Building and zoning ordinances are a valid exercise of police powers and may be invoked to abridge property rights, even to the extent of excluding business buildings from a residential district, when the public health, safety, comfort or welfare would be endangered by the free exercise of those property rights. Lombardo v. City of Dallas, supra. It is undisputed that there has been no compliance with the zoning ordinance or an exception secured from its operation. The right of eminent domain advanced here is one derived from a general grant and does not exempt SPS from the zoning authority. The city, to which the state has specifically entrusted the police powers, has the power to inquire into the reasonableness of the manner by which eminent domain is to be exercised within its corporate limits. Its planning ordinances are presumed to be valid until the contrary is shown, and one seeking an exception has the burden of proof.

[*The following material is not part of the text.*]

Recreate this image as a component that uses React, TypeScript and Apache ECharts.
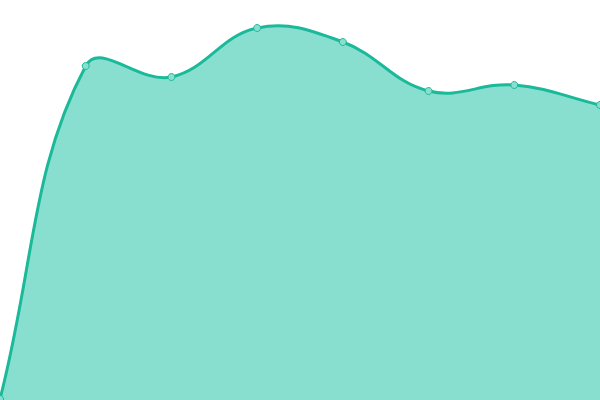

Absent a sustained challenge, the city, in discharging the delegated police powers, does not usurp the eminent domain authority of SPS by requiring it to meet certain standards any more than it usurps the control and management of individuals over their property and affairs by making them meet the same standards. Otherwise, to paraphrase the language used by our Supreme Court in Port Arthur Independent Sch. Dist. v. City of Groves, 376 S.W.2d 330 (Tex.Sup.1964), in decreeing that school buildings are subject to the reasonable ordinances of the city, to hold differently would be to leave a hiatus in regulations necessary to the health, safety and general welfare of the community; if the city cannot require certain standards, there could be only SPS itself to determine such standards. The substation could be built so as to be inconsistent with the city’s scheme of regulation and inconsiderate of the city’s peculiar problems of health, safety and welfare. These matters are precisely alleged in appellants’ petition for relief.

The judgment of dismissal entered by the trial court is reversed and the cause is remanded for reinstatement on the trial docket. 
      
      . All cited articles are referenced to Vernon’s Annotated Texas Civil Statutes.